Vertical wells after fracing in the Utica shale are reported to have produced 1 MMcfd of gas. Three hydraulically fraced horizontal wells are reported to have tested 100-800 Mcfd of gas from medium-deep shales.

The overlying Lorraine shale might have potential but is richer in clay and therefore difficult to frac.

• In the Canadian Maritimes, the Horton Bluff Group contains lacustrine muds deposited during regional Early Mississippian subsidence.

The average silica content of the group's Frederick Brook shale is 38% in New Brunswick, but the clay content also is high at 42%. In Nova Scotia, the Frederick Brook member has an organic content of 10%, much higher than other Canadian gas shales.

Frederick Brook thickness may be greater than 150 m, NEB said, sometimes exceeding 1 km in New Brunswick. Flow testing is in progress. Although hydraulic fracing has been less successful than in western Canada, two vertical Frederick Brook wells in New Brunswick have flowed 150 Mcfd after small fracs.
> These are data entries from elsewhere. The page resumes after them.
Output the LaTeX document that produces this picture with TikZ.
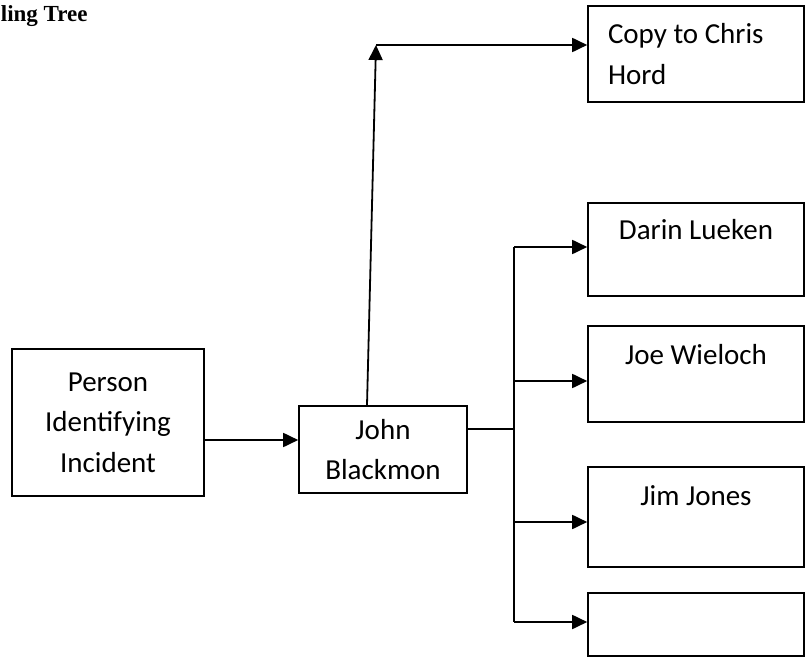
\documentclass[tikz,border=0pt]{standalone}
\usepackage{fontspec}
\setmainfont{Carlito}
\newfontfamily\titlefont{Liberation Serif}
\usetikzlibrary{arrows.meta,positioning}

\tikzset{
  box/.style={draw,line width=1.6pt,inner sep=0pt,minimum width=216pt,font=\fontsize{29}{40.5}\selectfont},
  arr/.style={line width=1.8pt,-{Triangle[length=15pt,width=14pt]}},
}

\begin{document}
\begin{tikzpicture}[x=1pt,y=-1pt,on grid,line width=1.8pt]
        \useasboundingbox (0,0) rectangle (808,663);
        \node[anchor=base west,inner sep=0pt,font=\titlefont\bfseries\fontsize{23}{27}\selectfont] (title) at (0,22) {ling Tree};

        \node[box,minimum width=192pt,minimum height=147pt,align=center] (person) at (108,422.5) {Person\\Identifying\\Incident};
        \node[box,minimum width=168pt,minimum height=87pt,align=center] (john) [below right=27pt and 275pt of person] {John\\Blackmon};
        \node[box,text height=36pt,text depth=57pt] (darin) at (696,249.5) {Darin Lueken};
        \node[box,text height=38pt,text depth=58pt] (joe) [below=124.5pt of darin] {Joe Wieloch};
        \node[box,text height=38pt,text depth=62pt] (jim) [below=143pt of joe] {Jim Jones};
        \node[box,minimum height=63pt] (empty) [below=107.5pt of jim] {};
        \node[box,minimum height=96pt,text width=176pt,align=flush left] (copy) [above=195.5pt of darin] {Copy to Chris\\Hord};

        \coordinate (corner) at (376,45);
        \coordinate (split) at (514,429);

        \draw[arr] ([yshift=9.5pt]john.west -| person.east) -- ([yshift=9.5pt]john.west);
        \draw[arr] ([xshift=-16pt]john.north) -- (corner);
        \draw[arr] (corner) -- (corner -| copy.west);
        \draw ([yshift=20.5pt]john.east) -- (split);
        \draw ([yshift=2.5pt]darin.west -| split) -- ([yshift=2.5pt]empty.west -| split);
        \foreach \n/\s in {darin/2.5,joe/-7,jim/-5,empty/2.5}
            \draw[arr] ([yshift=\s pt]\n.west -| split) -- ([yshift=\s pt]\n.west);
\end{tikzpicture}
\end{document}
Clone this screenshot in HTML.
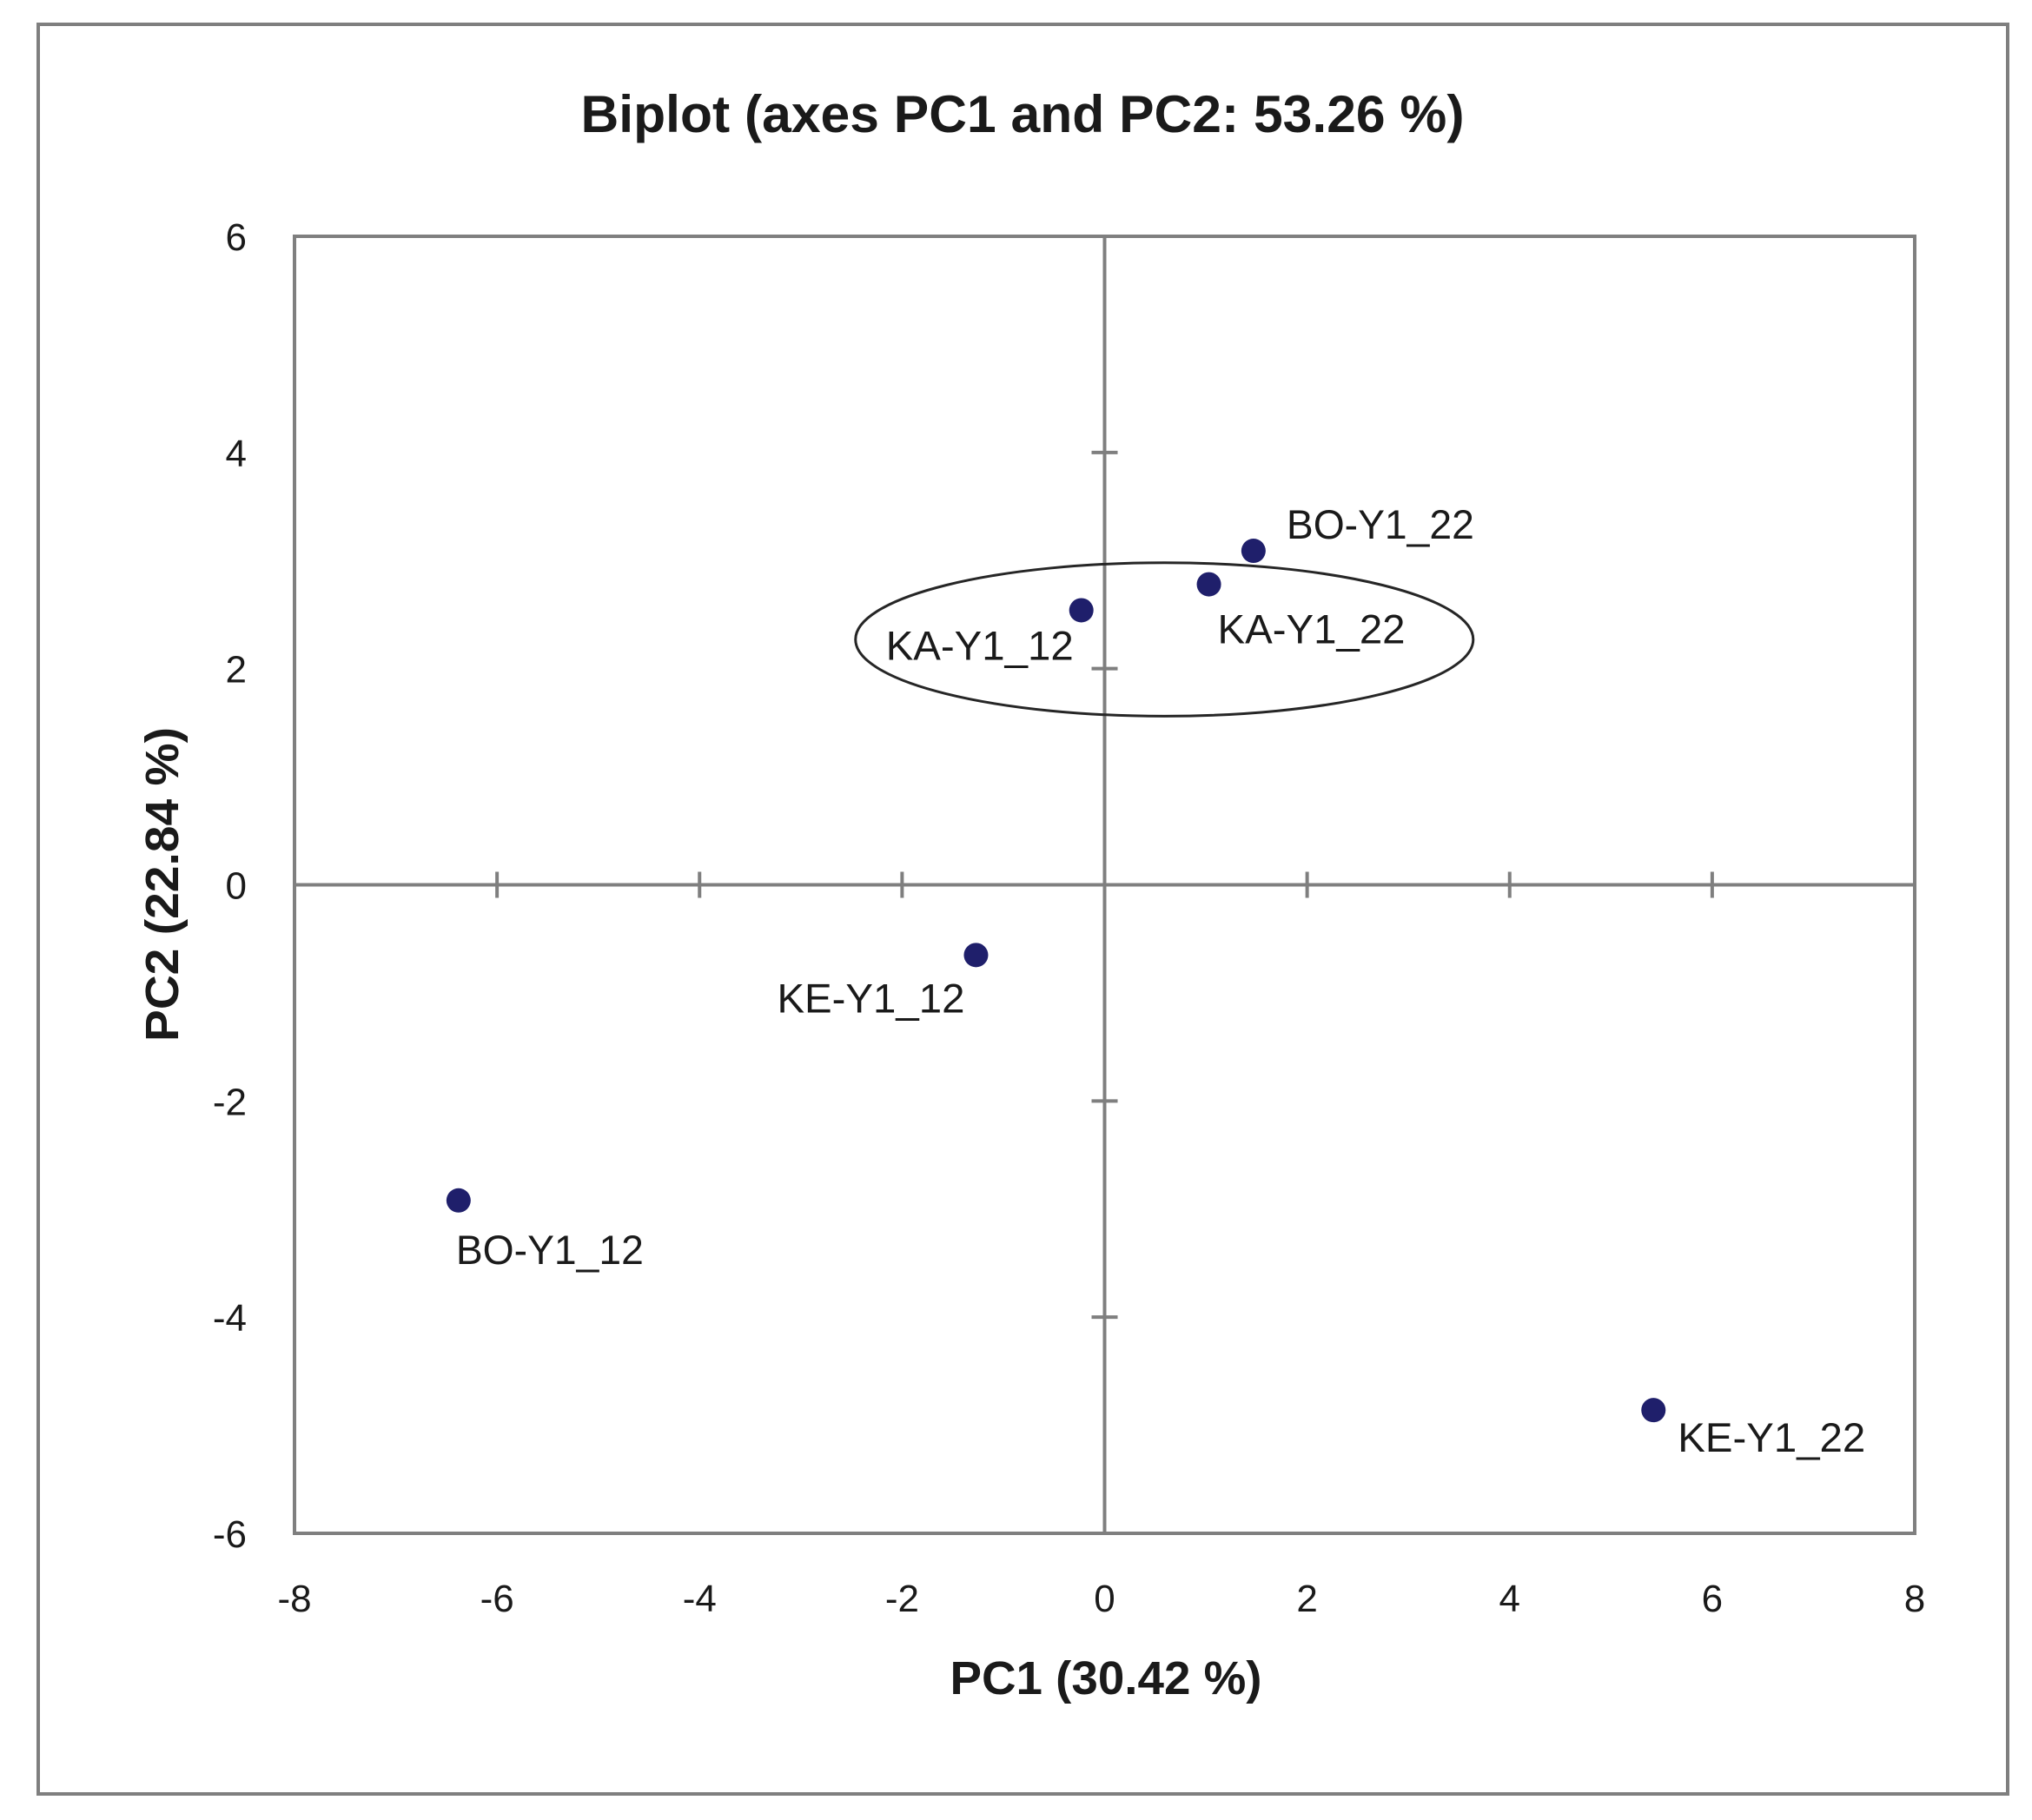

Corridor Resources has estimated that the Frederick Brook shale of the Sussex and Elgin subbasins of southern New Brunswick holds 67 tcf of free gas in place. Ryder Scott Co. has estimated 69 tcf of gas in place on the Windsor Block in Nova Scotia. Samples in Nova Scotia indicate most of the gas is adsorbed onto clay and organic matter, requiring effective stimulation.

Apache Canada, a large Horn River basin participant, recently joined Corridor in the Frederick Brook play (OGJ Online, Dec. 8, 2009).

The future

The NEB said shale gas "may be a key component that will allow Canada to sustain its own domestic requirements for natural gas far into the 21st Century," supplemented, perhaps, by other resource plays such as coalbed methane and tight sandstones and carbonates and by future production from frontiers offshore and in the north.

Shale gas might even allow Canada to export LNG, NEB said, citing memorandums of understanding signed by Horn River basin operators Apache Corp. and EOG Resources to supply a proposed liquefaction plant in British Columbia.

But the play overall remains young. "Only the Montney and Horn River basin gas shales can be said to have 'proof of concept' through numerous production tests after horizontal drilling and hydraulic fracturing," NEB said. And only the Montney is producing at significant rates.

Economic uncertainties remain. And concerns have arisen about environmental effects, especially water requirements and carbon dioxide emissions, although proposals have come forward for carbon capture and sequestration projects.

Furthermore, the pace of development may be limited by supply of required resources, such as fresh water, fracture proppant, or drilling rigs.

The play is still in early stages. But the potential boost to Canadian gas supply is great.